**WRITTEN REQUEST:** Copy out all the lines exactly. Omit pictures.

**SUPPLIED MATERIAL:**
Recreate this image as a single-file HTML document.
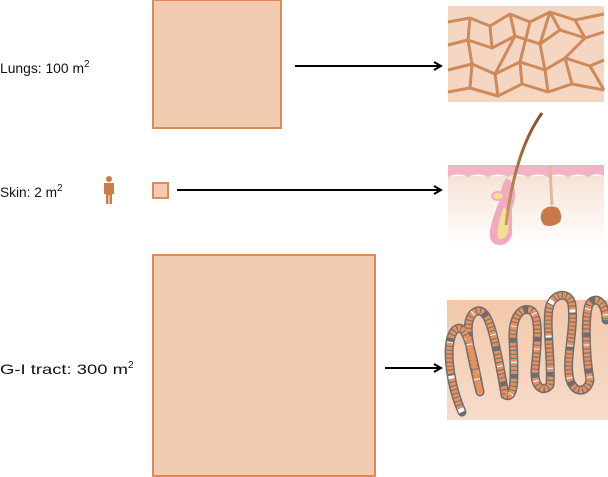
<!DOCTYPE html>
<html><head><meta charset="utf-8"><style>
html,body{margin:0;padding:0;background:#fff;width:608px;height:477px;overflow:hidden}
svg{display:block}
text{font-family:"Liberation Sans",sans-serif;font-size:14px;fill:#111}
</style></head><body>
<svg width="608" height="477" viewBox="0 0 608 477" xmlns="http://www.w3.org/2000/svg">
<defs>
<marker id="ah" markerWidth="10" markerHeight="10" refX="8" refY="5" orient="auto" markerUnits="userSpaceOnUse">
<path d="M1,1 L8,5 L1,9" fill="none" stroke="#000" stroke-width="2"/></marker>
<linearGradient id="skg" x1="0" y1="0" x2="0" y2="1"><stop offset="0" stop-color="#f6e3d6"/><stop offset="1" stop-color="#fff"/></linearGradient>
<linearGradient id="gig" x1="0" y1="0" x2="0" y2="1"><stop offset="0" stop-color="#f3c8aa"/><stop offset="1" stop-color="#f6dccb"/></linearGradient>
<linearGradient id="hair" x1="0" y1="0" x2="0" y2="1"><stop offset="0" stop-color="#8a4a2a"/><stop offset="1" stop-color="#c9a060"/></linearGradient>
</defs>

<text x="0" y="73"><tspan textLength="84" lengthAdjust="spacingAndGlyphs">Lungs: 100 m</tspan><tspan font-size="10" dy="-6">2</tspan></text>
<text x="0" y="197"><tspan textLength="57" lengthAdjust="spacingAndGlyphs">Skin: 2 m</tspan><tspan font-size="10" dy="-6">2</tspan></text>
<text x="0" y="374"><tspan textLength="128" lengthAdjust="spacingAndGlyphs">G-I tract: 300 m</tspan><tspan font-size="10" dy="-6">2</tspan></text>

<rect x="153" y="0" width="128" height="128" fill="#f3cbb0" stroke="#d98a5e" stroke-width="2"/>
<rect x="153" y="183" width="15" height="15" fill="#f3cbb0" stroke="#d98a5e" stroke-width="2"/>
<rect x="153" y="255" width="222" height="221" fill="#f3cbb0" stroke="#d98a5e" stroke-width="2"/>

<g fill="#d07a4a">
<circle cx="109" cy="179" r="3"/>
<path d="M104,183 h10 v11 h-2 v10 h-2.5 v-9 h-1 v9 h-2.5 v-10 h-2 z"/>
</g>

<line x1="295" y1="66" x2="441" y2="66" stroke="#000" stroke-width="2" marker-end="url(#ah)"/>
<line x1="177" y1="190" x2="441" y2="190" stroke="#000" stroke-width="2" marker-end="url(#ah)"/>
<line x1="385" y1="368" x2="441" y2="368" stroke="#000" stroke-width="2" marker-end="url(#ah)"/>

<rect x="448" y="6" width="156" height="96" fill="#f4d6c2"/>
<g fill="none" stroke="#cf8a5a" stroke-width="3" stroke-linejoin="round">
<path d="M448,22 L470,18 L490,26 L510,14 L530,22 L550,12 L575,20 L604,14"/>
<path d="M448,45 L468,40 L492,48 L515,36 L540,44 L560,30 L585,38 L604,32"/>
<path d="M448,70 L472,64 L495,74 L520,62 L545,70 L565,58 L590,66 L604,60"/>
<path d="M448,92 L470,88 L498,96 L522,84 L548,92 L572,84 L604,90"/>
<path d="M470,18 L468,40 L472,64 L470,88"/>
<path d="M510,14 L515,36 L495,74 L498,96"/>
<path d="M550,12 L540,44 L545,70 L548,92"/>
<path d="M575,20 L585,38 L565,58 L572,84"/>
<path d="M490,26 L492,48"/><path d="M530,22 L520,62 L522,84"/>
<path d="M590,66 L604,90"/><path d="M560,30 L550,12"/>
</g>

<rect x="448" y="176" width="156" height="70" fill="url(#skg)"/>
<path d="M448,165 H604 V176 Q596,172 588,177 Q578,172 568,177 Q558,172 548,177 Q538,172 528,177 Q518,172 508,177 Q498,172 488,177 Q478,172 468,177 Q458,172 448,177 Z" fill="#f3b3c3"/>
<path d="M506,178 Q516,182 515,196 Q514,205 512,208 L512,235 Q508,246 498,245 Q488,243 490,230 Q494,212 500,200 Q500,188 506,178 Z" fill="#f3a9c0"/>
<path d="M504,207 Q510,212 508,232 Q504,242 498,238 Q496,226 504,207 Z" fill="#f2e08f"/>
<ellipse cx="498" cy="196" rx="6" ry="4" fill="#f2e08f" stroke="#f3a9c0" stroke-width="2"/>
<path d="M542,113 Q515,150 506,225" fill="none" stroke="url(#hair)" stroke-width="3"/>
<path d="M550,166 Q551,190 552,205" fill="none" stroke="#e0b8a2" stroke-width="3"/>
<path d="M543,210 Q550,204 558,208 Q563,215 560,222 Q552,228 544,225 Q538,218 543,210 Z" fill="#c8784a"/>

<rect x="447" y="300" width="161" height="120" fill="url(#gig)"/>
<g fill="none" stroke-linecap="round" stroke-linejoin="round">
<path stroke="#6e6e6e" stroke-width="9" d="M462,412 C448,380 445,340 455,330 C465,322 470,340 480,392 C470,350 462,320 475,312 C488,305 494,330 505,395 C515,400 515,380 513,340 C512,318 520,307 530,310 C540,313 538,340 535,370 C534,390 545,392 550,385 C552,360 545,320 550,305 C555,292 570,292 572,305 C575,330 565,360 570,380 C575,395 588,392 590,380 C585,350 585,310 590,303 C598,295 606,305 606,320"/>
<path stroke="#fff" stroke-width="6" stroke-linecap="butt" stroke-dasharray="4 30" d="M462,412 C448,380 445,340 455,330 C465,322 470,340 480,392 C470,350 462,320 475,312 C488,305 494,330 505,395 C515,400 515,380 513,340 C512,318 520,307 530,310 C540,313 538,340 535,370 C534,390 545,392 550,385 C552,360 545,320 550,305 C555,292 570,292 572,305 C575,330 565,360 570,380 C575,395 588,392 590,380 C585,350 585,310 590,303 C598,295 606,305 606,320"/>
<path stroke="#e8915e" stroke-width="6" stroke-dasharray="3 1 3 1 3 1 3 1 3 1 3 1 3 1 3 5" stroke-dashoffset="-4" stroke-linecap="butt" d="M462,412 C448,380 445,340 455,330 C465,322 470,340 480,392 C470,350 462,320 475,312 C488,305 494,330 505,395 C515,400 515,380 513,340 C512,318 520,307 530,310 C540,313 538,340 535,370 C534,390 545,392 550,385 C552,360 545,320 550,305 C555,292 570,292 572,305 C575,330 565,360 570,380 C575,395 588,392 590,380 C585,350 585,310 590,303 C598,295 606,305 606,320"/>
</g>
</svg>
</body></html>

**SOLUTION TO THE PROBLEM:**
Recreate this image as a single-file HTML document.
<!DOCTYPE html>
<html><head><meta charset="utf-8"><style>
html,body{margin:0;padding:0;background:#fff;width:608px;height:477px;overflow:hidden}
svg{display:block}
text{font-family:"Liberation Sans",sans-serif;font-size:14px;fill:#111}
</style></head><body>
<svg width="608" height="477" viewBox="0 0 608 477" xmlns="http://www.w3.org/2000/svg">
<defs>
<marker id="ah" markerWidth="10" markerHeight="10" refX="8" refY="5" orient="auto" markerUnits="userSpaceOnUse">
<path d="M1,1 L8,5 L1,9" fill="none" stroke="#000" stroke-width="2"/></marker>
<linearGradient id="skg" x1="0" y1="0" x2="0" y2="1"><stop offset="0" stop-color="#f6e3d6"/><stop offset="1" stop-color="#fff"/></linearGradient>
<linearGradient id="gig" x1="0" y1="0" x2="0" y2="1"><stop offset="0" stop-color="#f3c8aa"/><stop offset="1" stop-color="#f6dccb"/></linearGradient>
<linearGradient id="hair" x1="0" y1="0" x2="0" y2="1"><stop offset="0" stop-color="#8a4a2a"/><stop offset="1" stop-color="#c9a060"/></linearGradient>
</defs>

<text x="0" y="73"><tspan textLength="84" lengthAdjust="spacingAndGlyphs">Lungs: 100 m</tspan><tspan font-size="10" dy="-6">2</tspan></text>
<text x="0" y="197"><tspan textLength="57" lengthAdjust="spacingAndGlyphs">Skin: 2 m</tspan><tspan font-size="10" dy="-6">2</tspan></text>
<text x="0" y="374"><tspan textLength="128" lengthAdjust="spacingAndGlyphs">G-I tract: 300 m</tspan><tspan font-size="10" dy="-6">2</tspan></text>

<rect x="153" y="0" width="128" height="128" fill="#f3cbb0" stroke="#d98a5e" stroke-width="2"/>
<rect x="153" y="183" width="15" height="15" fill="#f3cbb0" stroke="#d98a5e" stroke-width="2"/>
<rect x="153" y="255" width="222" height="221" fill="#f3cbb0" stroke="#d98a5e" stroke-width="2"/>

<g fill="#d07a4a">
<circle cx="109" cy="179" r="3"/>
<path d="M104,183 h10 v11 h-2 v10 h-2.5 v-9 h-1 v9 h-2.5 v-10 h-2 z"/>
</g>

<line x1="295" y1="66" x2="441" y2="66" stroke="#000" stroke-width="2" marker-end="url(#ah)"/>
<line x1="177" y1="190" x2="441" y2="190" stroke="#000" stroke-width="2" marker-end="url(#ah)"/>
<line x1="385" y1="368" x2="441" y2="368" stroke="#000" stroke-width="2" marker-end="url(#ah)"/>

<rect x="448" y="6" width="156" height="96" fill="#f4d6c2"/>
<g fill="none" stroke="#cf8a5a" stroke-width="3" stroke-linejoin="round">
<path d="M448,22 L470,18 L490,26 L510,14 L530,22 L550,12 L575,20 L604,14"/>
<path d="M448,45 L468,40 L492,48 L515,36 L540,44 L560,30 L585,38 L604,32"/>
<path d="M448,70 L472,64 L495,74 L520,62 L545,70 L565,58 L590,66 L604,60"/>
<path d="M448,92 L470,88 L498,96 L522,84 L548,92 L572,84 L604,90"/>
<path d="M470,18 L468,40 L472,64 L470,88"/>
<path d="M510,14 L515,36 L495,74 L498,96"/>
<path d="M550,12 L540,44 L545,70 L548,92"/>
<path d="M575,20 L585,38 L565,58 L572,84"/>
<path d="M490,26 L492,48"/><path d="M530,22 L520,62 L522,84"/>
<path d="M590,66 L604,90"/><path d="M560,30 L550,12"/>
</g>

<rect x="448" y="176" width="156" height="70" fill="url(#skg)"/>
<path d="M448,165 H604 V176 Q596,172 588,177 Q578,172 568,177 Q558,172 548,177 Q538,172 528,177 Q518,172 508,177 Q498,172 488,177 Q478,172 468,177 Q458,172 448,177 Z" fill="#f3b3c3"/>
<path d="M506,178 Q516,182 515,196 Q514,205 512,208 L512,235 Q508,246 498,245 Q488,243 490,230 Q494,212 500,200 Q500,188 506,178 Z" fill="#f3a9c0"/>
<path d="M504,207 Q510,212 508,232 Q504,242 498,238 Q496,226 504,207 Z" fill="#f2e08f"/>
<ellipse cx="498" cy="196" rx="6" ry="4" fill="#f2e08f" stroke="#f3a9c0" stroke-width="2"/>
<path d="M542,113 Q515,150 506,225" fill="none" stroke="url(#hair)" stroke-width="3"/>
<path d="M550,166 Q551,190 552,205" fill="none" stroke="#e0b8a2" stroke-width="3"/>
<path d="M543,210 Q550,204 558,208 Q563,215 560,222 Q552,228 544,225 Q538,218 543,210 Z" fill="#c8784a"/>

<rect x="447" y="300" width="161" height="120" fill="url(#gig)"/>
<g fill="none" stroke-linecap="round" stroke-linejoin="round">
<path stroke="#6e6e6e" stroke-width="9" d="M462,412 C448,380 445,340 455,330 C465,322 470,340 480,392 C470,350 462,320 475,312 C488,305 494,330 505,395 C515,400 515,380 513,340 C512,318 520,307 530,310 C540,313 538,340 535,370 C534,390 545,392 550,385 C552,360 545,320 550,305 C555,292 570,292 572,305 C575,330 565,360 570,380 C575,395 588,392 590,380 C585,350 585,310 590,303 C598,295 606,305 606,320"/>
<path stroke="#fff" stroke-width="6" stroke-linecap="butt" stroke-dasharray="4 30" d="M462,412 C448,380 445,340 455,330 C465,322 470,340 480,392 C470,350 462,320 475,312 C488,305 494,330 505,395 C515,400 515,380 513,340 C512,318 520,307 530,310 C540,313 538,340 535,370 C534,390 545,392 550,385 C552,360 545,320 550,305 C555,292 570,292 572,305 C575,330 565,360 570,380 C575,395 588,392 590,380 C585,350 585,310 590,303 C598,295 606,305 606,320"/>
<path stroke="#e8915e" stroke-width="6" stroke-dasharray="3 1 3 1 3 1 3 1 3 1 3 1 3 1 3 5" stroke-dashoffset="-4" stroke-linecap="butt" d="M462,412 C448,380 445,340 455,330 C465,322 470,340 480,392 C470,350 462,320 475,312 C488,305 494,330 505,395 C515,400 515,380 513,340 C512,318 520,307 530,310 C540,313 538,340 535,370 C534,390 545,392 550,385 C552,360 545,320 550,305 C555,292 570,292 572,305 C575,330 565,360 570,380 C575,395 588,392 590,380 C585,350 585,310 590,303 C598,295 606,305 606,320"/>
</g>
</svg>
</body></html>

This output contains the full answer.